Il logo della casa editrice dice più delle parole: un volto enigmatico, che rievoca donne un po’ misteriose, immerse in un’atmosfera inquietante.
La boutique editoriale pubblica letteratura gialla, declinata nei suoi vari sottogeneri. Pur spaziando dall’enigma della camera chiusa al thriller psicologico, al noir, si è cercato di trovare “un centro di gravità permanente” scegliendo per i romanzi solo scrittrici o comunque storie in cui le donne sono nel bene e nel male al centro della vicenda, talvolta vittime e talaltra vessatrici.
Si è voluto poi avere uno sguardo più ampio sul mondo e così è stato pensato di dedicarsi ai romanzi stranieri, mettendosi sulle tracce di penne che abitano i quattro angoli del globo e delle storie che più entusiasmano.
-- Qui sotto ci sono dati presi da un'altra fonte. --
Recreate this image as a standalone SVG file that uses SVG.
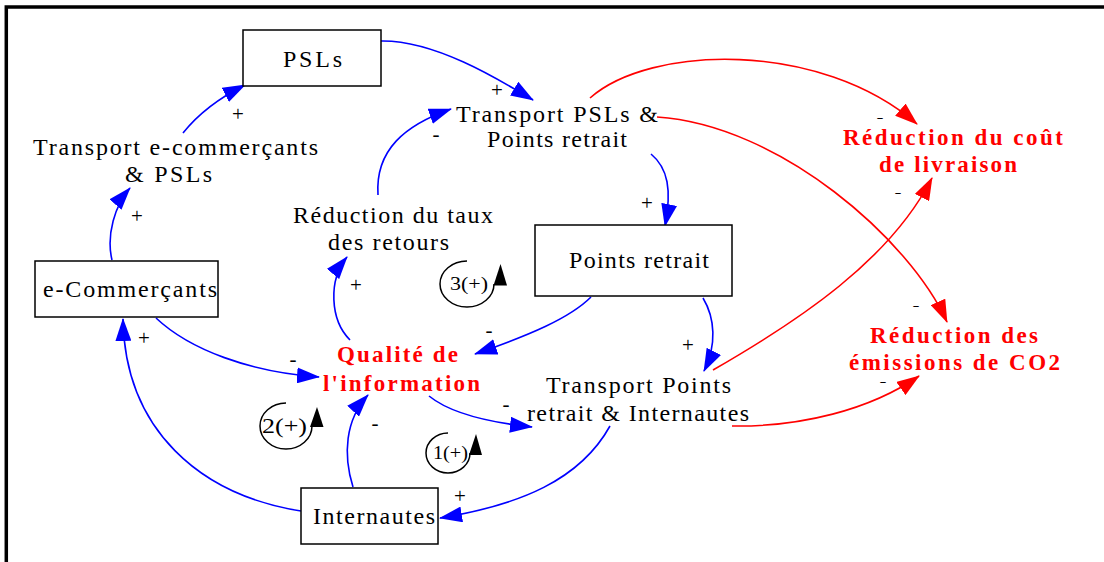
<svg xmlns="http://www.w3.org/2000/svg" width="1104" height="562" viewBox="0 0 1104 562">
<style>
.box{fill:#fff;stroke:#000;stroke-width:1.5}
.t{font-family:"Liberation Serif","Times New Roman",serif;font-size:24px;fill:#000;text-anchor:middle}
.r{font-family:"Liberation Serif","Times New Roman",serif;font-size:23px;font-weight:bold;fill:#f00;text-anchor:middle}
.s{font-family:"Liberation Serif","Times New Roman",serif;font-size:21px;fill:#000;text-anchor:middle}
.d{font-family:"Liberation Serif","Times New Roman",serif;font-size:13px;fill:#000;text-anchor:middle}
.lp{font-family:"Liberation Serif","Times New Roman",serif;fill:#000;text-anchor:middle}
.b{fill:none;stroke:#00f;stroke-width:1.6;marker-end:url(#ab)}
.rd{fill:none;stroke:#f00;stroke-width:1.6;marker-end:url(#ar)}
.loop{fill:none;stroke:#000;stroke-width:1.5}
</style>
<defs>
<marker id="ab" viewBox="0 0 23 16" refX="22" refY="8" markerWidth="23" markerHeight="16" markerUnits="userSpaceOnUse" orient="auto"><path d="M0,0 L23,8 L0,16 z" fill="#00f"/></marker>
<marker id="ar" viewBox="0 0 23 16" refX="22" refY="8" markerWidth="23" markerHeight="16" markerUnits="userSpaceOnUse" orient="auto"><path d="M0,0 L23,8 L0,16 z" fill="#f00"/></marker>
</defs>
<rect width="1104" height="562" fill="#fff"/>
<path d="M6.3,562 V7 H1104" fill="none" stroke="#000" stroke-width="3.5"/>

<g id="connectors">
<path class="b" d="M381,41 C435,40 500,80 533,100"/>
<path class="b" d="M183,133 C195,118 215,100 245,85"/>
<path class="b" d="M112,260 C106,235 115,205 130,188"/>
<path class="b" d="M301,511 C200,495 125,430 123,319"/>
<path class="b" d="M156,318 C190,350 250,372 319,377"/>
<path class="b" d="M353,487 C343,455 345,420 368,395"/>
<path class="b" d="M350,340 C330,320 328,280 347,257"/>
<path class="b" d="M378,195 C375,150 405,125 451,109"/>
<path class="b" d="M651,154 C668,168 672,190 665,226"/>
<path class="b" d="M591,297 C570,318 530,335 475,354"/>
<path class="b" d="M703,298 C715,318 717,345 704,371"/>
<path class="b" d="M429,396 C450,413 485,422 532,427"/>
<path class="b" d="M610,426 C580,480 520,505 440,518"/>
<path class="rd" d="M590,98 C650,45 820,40 917,124"/>
<path class="rd" d="M657,117 C780,125 910,240 947,322"/>
<path class="rd" d="M713,370 C800,320 890,260 932,178"/>
<path class="rd" d="M732,426 C800,427 870,410 919,376"/>
<g id="signs">
<text class="s" x="497" y="97">+</text>
<text class="s" x="238" y="121">+</text>
<text class="s" x="137" y="223">+</text>
<text class="s" x="144" y="345">+</text>
<text class="s" x="293" y="366">-</text>
<text class="s" x="375" y="430">-</text>
<text class="s" x="356" y="292">+</text>
<text class="s" x="436" y="141">-</text>
<text class="s" x="647" y="210">+</text>
<text class="s" x="489" y="337">-</text>
<text class="s" x="688" y="352">+</text>
<text class="s" x="506" y="411">-</text>
<text class="s" x="460" y="503">+</text>
<text class="d" x="880" y="122" textLength="7" lengthAdjust="spacingAndGlyphs">-</text>
<text class="d" x="898" y="197" textLength="7" lengthAdjust="spacingAndGlyphs">-</text>
<text class="d" x="916" y="310" textLength="7" lengthAdjust="spacingAndGlyphs">-</text>
<text class="d" x="883" y="386" textLength="7" lengthAdjust="spacingAndGlyphs">-</text>
</g>
</g>

<g id="loops">
<g id="loop3">
<path class="loop" d="M467,261 A27,23 0 1 0 494,284"/>
<polygon points="500.5,264 493.5,285.5 507,285.5" fill="#000"/>
<text class="lp" x="469" y="290" font-size="18" textLength="38" lengthAdjust="spacingAndGlyphs">3(+)</text>
</g>
<g id="loop2">
<path class="loop" d="M286,403 A26,23 0 1 0 312,426"/>
<polygon points="317,407 310,427 323.5,427" fill="#000"/>
<text class="lp" x="284.5" y="433" font-size="22" textLength="45" lengthAdjust="spacingAndGlyphs">2(+)</text>
</g>
<g id="loop1">
<path class="loop" d="M448,433 A22,20 0 1 0 470,453"/>
<polygon points="476,434 469,455 482,455" fill="#000"/>
<text class="lp" x="450.5" y="459" font-size="18" textLength="35" lengthAdjust="spacingAndGlyphs">1(+)</text>
</g>
</g>

<g id="node-psls">
<rect class="box" x="243" y="30" width="138" height="56"/>
<text class="t" x="312.5" y="67" textLength="59">PSLs</text>
</g>
<g id="node-transport-ecom-psls">
<text class="t" x="175.5" y="155" textLength="285">Transport e-commerçants</text>
<text class="t" x="168.5" y="182" textLength="87">&amp; PSLs</text>
</g>
<g id="node-transport-psls-points">
<text class="t" x="557" y="122" textLength="202">Transport PSLs &amp;</text>
<text class="t" x="557" y="147" textLength="140">Points retrait</text>
</g>
<g id="node-reduction-cout">
<text class="r" x="953" y="145" textLength="220">Réduction du coût</text>
<text class="r" x="948" y="172" textLength="138">de livraison</text>
</g>
<g id="node-reduction-retours">
<text class="t" x="393" y="223" textLength="200">Réduction du taux</text>
<text class="t" x="388.5" y="250" textLength="121">des retours</text>
</g>
<g id="node-points-retrait">
<rect class="box" x="535" y="225" width="197" height="71"/>
<text class="t" x="639" y="268" textLength="140">Points retrait</text>
</g>
<g id="node-ecommercants">
<rect class="box" x="35" y="261" width="183" height="56"/>
<text class="t" x="130" y="297" textLength="174">e-Commerçants</text>
</g>
<g id="node-qualite">
<text class="r" x="397.5" y="362" textLength="121">Qualité de</text>
<text class="r" x="401.5" y="391" textLength="157">l'information</text>
</g>
<g id="node-transport-points-internautes">
<text class="t" x="638.5" y="393" textLength="185">Transport Points</text>
<text class="t" x="638" y="421" textLength="222">retrait &amp; Internautes</text>
</g>
<g id="node-reduction-co2">
<text class="r" x="954" y="343" textLength="168">Réduction des</text>
<text class="r" x="954.5" y="370" textLength="211">émissions de CO2</text>
</g>
<g id="node-internautes">
<rect class="box" x="301" y="488" width="137" height="56"/>
<text class="t" x="374" y="524" textLength="122">Internautes</text>
</g>
</svg>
La ricerca non si è fermata al presente e la passione per il crime, come una macchina del tempo, ha portato alla scoperta di scrittrici del passato, coraggiose pioniere di questo genere. A volte potranno sembrare distanti perché soggette a certe convenzioni letterarie e sociali, ma non per questo sono meno capaci di creare atmosfere intriganti.
Come ha scritto Giuseppe Petronio, citando Walter Benjamin: “Gli interni borghesi tra gli anni Sessanta e Novanta dell’Ottocento, con i loro enormi buffet sovraffollati di intagli, i loro angoli senza sole dove si drizza una palma, i lunghi corridoi con la fiamma sibilante del gas, si prestano magnificamente a nascondere i cadaveri. Su questo sofà può benissimo essere stata ammazzata la zia”.